I always doubted the business model of Internet-tracking. It never seemed plausible to me that a teen-ager with zits who happens to be in a drugstore is any more likely to buy zit-off after getting zapped with an ad on his geo-tracked mobile at that moment than if he weren’t zapped. The whole business of click-tracking, Web-tracking, and the like never made commercial sense to me. It was always hype — good for securing VC funding and not much else. But investors in these large-scale personal-data-gathering companies were not stupid. Behind our backs, these companies were getting paid by governments to sell users’ data. Their business model was not based on the supposed commercial utility of precise ad-targeting, but on secret NSA demands for indiscriminate personal data. Governments, under the banner of fighting terror, and shielded from Congressional or public scrutiny, have unlimited taxpayer funds to finance these transactions.

With the Snowden revelations, we now have a better understanding of the extent of Internet and telecom surveillance. Of course, this cannot have been a complete surprise. Nevertheless the near-universal scale of the surveillance, plus the technological capacity to sort and search the data, make for a real game-changer. As one security expert said in a recent interview:

The most shocking aspects of Edward Snowden’s courageous revelations is the scale of surveillance. Every one of us involved in this field, I think it’s fair to say, has not been surprised by what is possible but had assumed perhaps out of hope or fear that they were limited in what they did and were proportionate, and that although we didn’t believe they would just stick to terrorism they would not try to reach for everything.

But every single document, speech and slideshow shows that a bunch of juvenile lunatics have taken over the asylum and are drunk and exuberant on their capabilities to spy on everything all the time and that is what they want to do. They have lost every sort of moral compass and respect for civic values.

The problem is that many European countries, notably Britain but not exclusively Britain, have been complicit in these activities as a result of favours, trade or encouragement. Basically the NSA has, over years with Britain’s assistance, essentially tried to subvert companies and governments into a surveillance empire which is almost a supranational enterprise of their own.

The question is, to what end? As we know in sociology, not everything is what it seems. Just as the indiscriminate sweeping-up of personal data lacked a plausible commercial basis, though it still made business sense if the data were sold to government spy agencies, it is likewise implausible that all that data has much utility in fighting terror. What then is it good for?

I think that question has yet to be answered; that the answer will depend on what use the new owners of that data make of it. The meaning of the massive loss of privacy that has occurred is immanent, it will emerge as further events unfold. As far as I am aware, the central-conspiracy model does not fit the case. What we have is a set of disparate elements that as yet have not coalesced into any coherent order.
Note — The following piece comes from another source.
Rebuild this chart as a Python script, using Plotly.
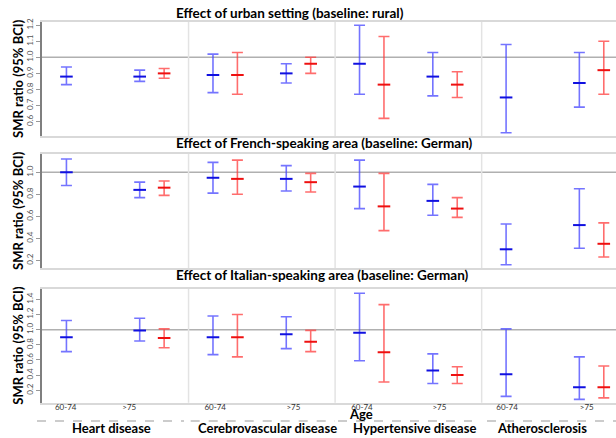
import plotly.graph_objects as go

W, H = 616, 438

groups = ["Heart disease", "Cerebrovascular disease", "Hypertensive disease", "Atherosclerosis"]
ages = ["60-74", ">75"]

panel_titles = [
    "Effect of urban setting (baseline: rural)",
    "Effect of French-speaking area (baseline: German)",
    "Effect of Italian-speaking area (baseline: German)",
]

# order: Heart 60-74, Heart >75, Cerebro 60-74, Cerebro >75, Hyper 60-74, Hyper >75, Athero 60-74, Athero >75
urban_blue_est = [0.88, 0.88, 0.89, 0.90, 0.96, 0.88, 0.75, 0.84]
urban_blue_lo = [0.83, 0.85, 0.78, 0.84, 0.77, 0.76, 0.53, 0.69]
urban_blue_hi = [0.94, 0.92, 1.02, 0.96, 1.20, 1.03, 1.08, 1.03]
urban_red_est = [None, 0.90, 0.89, 0.96, 0.83, 0.83, None, 0.92]
urban_red_lo = [None, 0.87, 0.77, 0.90, 0.62, 0.75, None, 0.77]
urban_red_hi = [None, 0.93, 1.03, 1.00, 1.13, 0.91, None, 1.10]

french_blue_est = [1.00, 0.84, 0.95, 0.94, 0.87, 0.74, 0.30, 0.52]
french_blue_lo = [0.88, 0.77, 0.81, 0.83, 0.67, 0.61, 0.16, 0.31]
french_blue_hi = [1.12, 0.91, 1.09, 1.06, 1.11, 0.89, 0.53, 0.85]
french_red_est = [None, 0.86, 0.94, 0.91, 0.69, 0.67, None, 0.35]
french_red_lo = [None, 0.79, 0.80, 0.82, 0.47, 0.59, None, 0.23]
french_red_hi = [None, 0.92, 1.11, 0.99, 0.99, 0.77, None, 0.54]

italian_blue_est = [0.90, 0.99, 0.90, 0.94, 0.96, 0.46, 0.41, 0.24]
italian_blue_lo = [0.71, 0.85, 0.67, 0.75, 0.59, 0.29, 0.12, 0.08]
italian_blue_hi = [1.12, 1.15, 1.18, 1.17, 1.48, 0.68, 1.01, 0.64]
italian_red_est = [None, 0.89, 0.90, 0.84, 0.70, 0.40, None, 0.24]
italian_red_lo = [None, 0.76, 0.64, 0.71, 0.31, 0.29, None, 0.10]
italian_red_hi = [None, 1.01, 1.20, 0.99, 1.33, 0.51, None, 0.52]

panels = [
    (urban_blue_est, urban_blue_lo, urban_blue_hi, urban_red_est, urban_red_lo, urban_red_hi),
    (french_blue_est, french_blue_lo, french_blue_hi, french_red_est, french_red_lo, french_red_hi),
    (italian_blue_est, italian_blue_lo, italian_blue_hi, italian_red_est, italian_red_lo, italian_red_hi),
]

y_ranges = [[0.51, 1.22], [0.13, 1.166], [0.036, 1.54]]
y_ticks = [
    [0.6, 0.7, 0.8, 0.9, 1.0, 1.1, 1.2],
    [0.2, 0.4, 0.6, 0.8, 1.0],
    [0.2, 0.4, 0.6, 0.8, 1.0, 1.2, 1.4],
]
# pixel top/bottom of each plot area
panel_px = [(22, 136), (154, 268), (288.7, 402.7)]
title_px_y = [13, 142.7, 275]

# age tick label positions (x units)
age_tick_x = [0.97, 3.57, 7.09, 10.29, 13.1, 16.27, 19.04, 22.3]
age_tick_text = [a for g in groups for a in ages]

# slot positions: each disease group spans 6 units
def slot_x(i, series):
    g, a = divmod(i, 2)
    return g * 6 + (1 if a == 0 else 4) + series

BLUE_BAR = "rgba(70,70,255,0.75)"
BLUE_MK = "#1010e0"
RED_BAR = "rgba(255,60,60,0.75)"
RED_MK = "#ee1010"

fig = go.Figure()
x_dom = [42 / W, 1.0]

for p, (be, bl, bh, re_, rl, rh) in enumerate(panels):
    xa = "x" if p == 0 else f"x{p+1}"
    ya = "y" if p == 0 else f"y{p+1}"
    for series, (est, lo, hi, bar, mk) in enumerate([(be, bl, bh, BLUE_BAR, BLUE_MK), (re_, rl, rh, RED_BAR, RED_MK)]):
        xs, ys, up, dn = [], [], [], []
        for i, v in enumerate(est):
            if v is None:
                continue
            xs.append(slot_x(i, series))
            ys.append(v)
            up.append(hi[i] - v)
            dn.append(v - lo[i])
        fig.add_trace(go.Scatter(
            x=xs, y=ys, mode="markers", xaxis=xa, yaxis=ya, showlegend=False,
            marker=dict(symbol="line-ew", size=9, line=dict(width=2, color=mk), color=mk),
            error_y=dict(type="data", array=up, arrayminus=dn, symmetric=False,
                         color=bar, thickness=1.6, width=5.5),
        ))
    top, bot = panel_px[p]
    dom = [(H - bot) / H, (H - top) / H]
    xkey = "xaxis" if p == 0 else f"xaxis{p+1}"
    ykey = "yaxis" if p == 0 else f"yaxis{p+1}"
    xdict = dict(domain=x_dom, range=[0, 23.5], anchor=ya, showgrid=False, zeroline=False,
                 showline=True, mirror=True, linecolor="#d9d9d9", linewidth=2, automargin=False,
                 ticks="", showticklabels=False, fixedrange=True)
    if p == 2:
        xdict.update(showticklabels=True, tickmode="array", tickvals=age_tick_x,
                     ticktext=age_tick_text, ticklabelstandoff=-4,
                     tickfont=dict(family="Lato", size=8, color="#333"))
    fig.update_layout({
        xkey: xdict,
        ykey: dict(domain=dom, range=y_ranges[p], anchor=xa, showgrid=False, zeroline=False,
                   showline=True, linecolor="#7f7f7f", linewidth=2, automargin=False,
                   tickmode="array", tickvals=y_ticks[p], tickformat=".1f",
                   ticks="outside", ticklen=4, tickcolor="#999", tickangle=-90,
                   tickfont=dict(family="Lato", size=8, color="#555")),
    })
    # reference line at 1.0
    fig.add_shape(type="line", xref=f"{xa} domain", yref=ya, x0=0, x1=1, y0=1.0, y1=1.0,
                  line=dict(color="#b0b0b0", width=1.5), layer="below")
    # group separators
    for gx in [6, 12, 18]:
        fig.add_shape(type="line", xref=xa, yref=f"{ya} domain", x0=gx, x1=gx, y0=0, y1=1,
                      line=dict(color="#e3e3e3", width=1.5), layer="below")
    fig.add_annotation(text=f"<b>{panel_titles[p]}</b>", xref="paper", yref="paper",
                       x=174 / W, y=(H - title_px_y[p]) / H, xanchor="left", yanchor="middle",
                       showarrow=False, font=dict(family="Lato", size=13.5, color="#000"))
    fig.add_annotation(text="<b>SMR ratio (95% BCI)</b>", xref="paper", yref="paper",
                       x=18 / W, y=(H - (top + bot) / 2) / H, textangle=-90,
                       xanchor="center", yanchor="middle", showarrow=False,
                       font=dict(family="Lato", size=13, color="#000"))

fig.add_annotation(text="<b>Age</b>", xref="paper", yref="paper", x=361 / W, y=(H - 413.5) / H,
                   xanchor="center", yanchor="middle", showarrow=False,
                   font=dict(family="Lato", size=13, color="#000"))

seg_px = [(37, 184), (190.7, 335), (338, 472), (487, 616)]
label_px = [111.7, 267, 414, 542]
for g, name in enumerate(groups):
    x0, x1 = seg_px[g]
    fig.add_shape(type="line", xref="paper", yref="paper", x0=x0 / W, x1=x1 / W,
                  y0=(H - 421) / H, y1=(H - 421) / H, line=dict(color="#999", width=1.2, dash="dash"))
    fig.add_annotation(text=f"<b>{name}</b>", xref="paper", yref="paper", x=label_px[g] / W,
                       y=(H - 428) / H, xanchor="center", yanchor="middle", showarrow=False,
                       font=dict(family="Lato", size=13, color="#000"))

fig.update_layout(width=W, height=H, margin=dict(l=0, r=0, t=0, b=0, autoexpand=False),
                  paper_bgcolor="white", plot_bgcolor="white", showlegend=False)

fig.write_html("out.html", config={"displayModeBar": False},
               post_script="document.body.style.margin='0px';")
Among these elements are the increasing tribalization of society, de-legitimizing of autonomous intermediary organizations, and deflation of the private sphere. These are exactly the conditions that gave rise to the totalitarian horrors of the mid-20th century. It does not appear that any current Western leader has it in him to become another Hitler or Stalin. But the elements are there, awaiting a moment — perhaps another terrorist attack or financial crisis — that will call forth a charismatic savior.

Yet one must be especially careful with historical analogies to avoid the ‘generals-fighting-the-last-war’ syndrome. Things are very different now, compared with analogous conditions 80 years ago. The greatly expanded human freedom, communication, and educational prospects empowered by the Internet may overwhelm the efforts of governments to use it as an instrument of State control. This will be a titanic struggle, with the outcome still unclear. And that’s where I’ll leave it for now, pending further sociological inquiry into what-all this may portend.